American Eagle Embraer 175

American Returns to Venezuela With Planned Miami-Caracas Restart

American Airlines is preparing to restore nonstop service between Miami International Airport (MIA) and Simón Bolívar International Airport (CCS), with flights expected to resume as soon as April 30.

That date still comes with an important qualifier. The airline has made clear that the restart remains subject to final government approvals and ongoing security preparations. So while the route is now much closer to reality than it was earlier this year, it should still be viewed as a planned relaunch rather than a fully locked-in resumption.

Even so, the significance is obvious. If the service starts on schedule, it will mark the return of a U.S. airline to Venezuela for the first time in more than six years.

Miami Is the Logical Gateway

The choice of MIA is no surprise.

Before the 2019 suspension, American Airlines was the dominant U.S. carrier in the Venezuela market, and Miami was the natural anchor for that network. The South Florida gateway remains the strongest U.S. point for Venezuela traffic, given its large diaspora base, deep Latin America connectivity, and longstanding business and family links with Caracas.

That makes MIA–CCS much more than a symbolic restart. It is the one route that can most credibly test whether the market is ready for a broader rebuilding of U.S.–Venezuela air service.

Envoy’s Embraer 175 Keeps the Relaunch Measured

American is planning to operate the route with Envoy Air, its wholly owned regional subsidiary, using the Embraer 175.

That aircraft choice matters. The E175 is a much more cautious tool than a mainline Boeing 737 or Airbus A320-family jet. It allows American to return with a smaller-capacity, two-class product while still offering a business cabin and a more familiar network-carrier experience.

In strategic terms, that suggests discipline rather than exuberance. American clearly sees enough demand to return, but it is also acknowledging that this market needs to be rebuilt carefully.
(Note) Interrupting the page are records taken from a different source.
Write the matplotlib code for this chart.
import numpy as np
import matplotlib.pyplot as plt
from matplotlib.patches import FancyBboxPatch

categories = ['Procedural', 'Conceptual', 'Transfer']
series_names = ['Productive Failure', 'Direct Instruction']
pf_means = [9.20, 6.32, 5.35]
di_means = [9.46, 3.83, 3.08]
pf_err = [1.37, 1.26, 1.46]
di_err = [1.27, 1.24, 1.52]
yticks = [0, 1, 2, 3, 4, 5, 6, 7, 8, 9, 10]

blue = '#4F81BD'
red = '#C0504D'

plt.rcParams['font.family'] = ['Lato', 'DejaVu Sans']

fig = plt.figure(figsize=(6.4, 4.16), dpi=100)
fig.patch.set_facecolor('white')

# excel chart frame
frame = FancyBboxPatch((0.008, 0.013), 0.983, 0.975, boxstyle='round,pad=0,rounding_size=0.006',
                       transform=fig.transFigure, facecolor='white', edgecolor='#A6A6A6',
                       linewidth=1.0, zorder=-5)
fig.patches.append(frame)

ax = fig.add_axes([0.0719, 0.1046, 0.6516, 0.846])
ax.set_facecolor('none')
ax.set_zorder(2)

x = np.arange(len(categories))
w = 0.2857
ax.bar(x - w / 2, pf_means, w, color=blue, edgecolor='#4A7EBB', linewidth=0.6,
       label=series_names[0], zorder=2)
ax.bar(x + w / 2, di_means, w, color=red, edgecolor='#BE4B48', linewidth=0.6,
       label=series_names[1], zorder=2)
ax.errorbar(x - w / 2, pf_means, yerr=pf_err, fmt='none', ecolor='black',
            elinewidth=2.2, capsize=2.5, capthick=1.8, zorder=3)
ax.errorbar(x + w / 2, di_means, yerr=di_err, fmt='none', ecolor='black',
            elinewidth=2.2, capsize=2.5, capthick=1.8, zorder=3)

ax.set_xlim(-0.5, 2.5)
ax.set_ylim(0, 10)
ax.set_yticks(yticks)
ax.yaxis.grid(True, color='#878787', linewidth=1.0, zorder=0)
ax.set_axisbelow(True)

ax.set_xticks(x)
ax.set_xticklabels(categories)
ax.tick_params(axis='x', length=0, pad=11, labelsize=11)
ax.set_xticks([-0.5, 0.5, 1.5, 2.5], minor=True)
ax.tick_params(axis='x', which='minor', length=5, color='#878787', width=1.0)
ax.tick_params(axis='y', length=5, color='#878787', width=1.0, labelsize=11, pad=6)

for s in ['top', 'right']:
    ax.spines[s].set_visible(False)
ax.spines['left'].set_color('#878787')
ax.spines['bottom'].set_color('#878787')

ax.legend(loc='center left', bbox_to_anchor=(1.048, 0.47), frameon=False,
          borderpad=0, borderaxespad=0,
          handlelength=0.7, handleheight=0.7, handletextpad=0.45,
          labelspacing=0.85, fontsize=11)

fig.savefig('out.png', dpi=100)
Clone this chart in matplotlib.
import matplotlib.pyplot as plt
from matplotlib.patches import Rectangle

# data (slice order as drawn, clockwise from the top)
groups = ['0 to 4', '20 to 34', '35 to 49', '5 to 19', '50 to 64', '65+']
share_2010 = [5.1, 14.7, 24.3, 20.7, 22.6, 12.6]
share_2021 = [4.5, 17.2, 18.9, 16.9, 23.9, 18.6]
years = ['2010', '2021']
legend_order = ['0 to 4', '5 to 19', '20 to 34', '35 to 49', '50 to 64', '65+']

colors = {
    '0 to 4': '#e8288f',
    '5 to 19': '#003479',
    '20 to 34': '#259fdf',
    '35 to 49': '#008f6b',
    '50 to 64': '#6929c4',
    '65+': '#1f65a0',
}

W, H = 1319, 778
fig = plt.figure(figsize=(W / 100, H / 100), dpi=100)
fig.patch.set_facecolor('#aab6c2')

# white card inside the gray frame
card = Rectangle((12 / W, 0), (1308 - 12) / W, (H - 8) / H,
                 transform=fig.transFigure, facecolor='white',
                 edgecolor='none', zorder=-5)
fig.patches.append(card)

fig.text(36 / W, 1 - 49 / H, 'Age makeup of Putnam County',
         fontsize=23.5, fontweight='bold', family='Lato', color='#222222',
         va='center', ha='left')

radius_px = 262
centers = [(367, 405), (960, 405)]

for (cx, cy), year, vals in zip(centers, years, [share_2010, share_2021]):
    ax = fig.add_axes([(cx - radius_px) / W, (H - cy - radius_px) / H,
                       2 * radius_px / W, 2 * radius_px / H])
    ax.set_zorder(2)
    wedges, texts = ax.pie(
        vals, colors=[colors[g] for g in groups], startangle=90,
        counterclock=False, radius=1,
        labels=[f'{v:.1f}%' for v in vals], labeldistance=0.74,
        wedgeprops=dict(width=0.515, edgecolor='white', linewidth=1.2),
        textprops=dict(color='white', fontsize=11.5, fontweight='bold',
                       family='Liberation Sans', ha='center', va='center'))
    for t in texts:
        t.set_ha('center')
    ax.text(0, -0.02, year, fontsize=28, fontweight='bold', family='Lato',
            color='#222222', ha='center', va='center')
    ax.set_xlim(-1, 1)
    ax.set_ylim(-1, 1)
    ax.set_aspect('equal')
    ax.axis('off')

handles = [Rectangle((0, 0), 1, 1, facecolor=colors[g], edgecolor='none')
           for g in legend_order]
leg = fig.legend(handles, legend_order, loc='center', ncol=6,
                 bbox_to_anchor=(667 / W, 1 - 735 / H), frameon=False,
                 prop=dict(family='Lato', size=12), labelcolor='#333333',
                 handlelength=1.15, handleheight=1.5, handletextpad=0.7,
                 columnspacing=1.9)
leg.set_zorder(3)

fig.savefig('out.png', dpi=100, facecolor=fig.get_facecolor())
The E175 is the right aircraft for that kind of measured re-entry.

This Is a Regulatory Story as Much as a Route Story

The restart is only possible because the policy environment has shifted.

The U.S. Department of Transportation approved American’s request in March after the earlier 2019 restriction on U.S.–Venezuela flying was lifted. But regulatory permission alone was never going to be enough. Airport security checks have also been part of the process, and American has continued to emphasize that the final launch depends on both government clearance and operational readiness.

That is why the route should be read as a cautious reopening rather than a blanket normalization of the market. American is returning, but it is doing so under closer oversight than a standard international relaunch would require.

Why This Route Matters Beyond Point-to-Point Demand

The obvious demand base is family, personal, and humanitarian travel, and that alone is substantial.

But the route also has broader strategic value. American can use MIA not just as a local origin point, but as a gateway into its wider Latin America and domestic U.S. system. For travelers heading beyond South Florida, that adds real usefulness to the relaunch. For American, it creates a better traffic base than a purely local Miami–Caracas route would offer.

That is especially important in a market returning after a long suspension. Connectivity helps make the economics stronger and gives the airline more room to build the route gradually.

A Careful First Step, Not a Full Rebuild

It would be a mistake to read this as American suddenly restoring its historic Venezuela network.

The airline once had a much deeper presence in the country, but the current plan is far more limited and far more cautious. That is sensible. Conditions may be better than they were during the shutdown period, but they are not being treated as fully normalized.

This is a first step. If the route performs well and the operating environment remains stable, it could eventually support broader restoration. But for now, the focus is clearly on getting MIA–CCS back into the market safely and consistently.

Bottom Line

American Airlines’ planned restart of MIA–CCS is one of the more significant Latin America route developments of the year.

It restores a high-profile market after a six-year gap, puts a U.S. carrier back into Venezuela, and does so in a way that looks commercially disciplined. Using the Embraer 175 through Envoy keeps the relaunch measured, while Miami provides the strongest possible U.S. gateway for the return.

The key point is that this is not yet a fully completed restart. It is a near-term relaunch that still depends on final approvals. But if it proceeds as expected, it will mark the first real step in rebuilding direct U.S.–Venezuela air connectivity.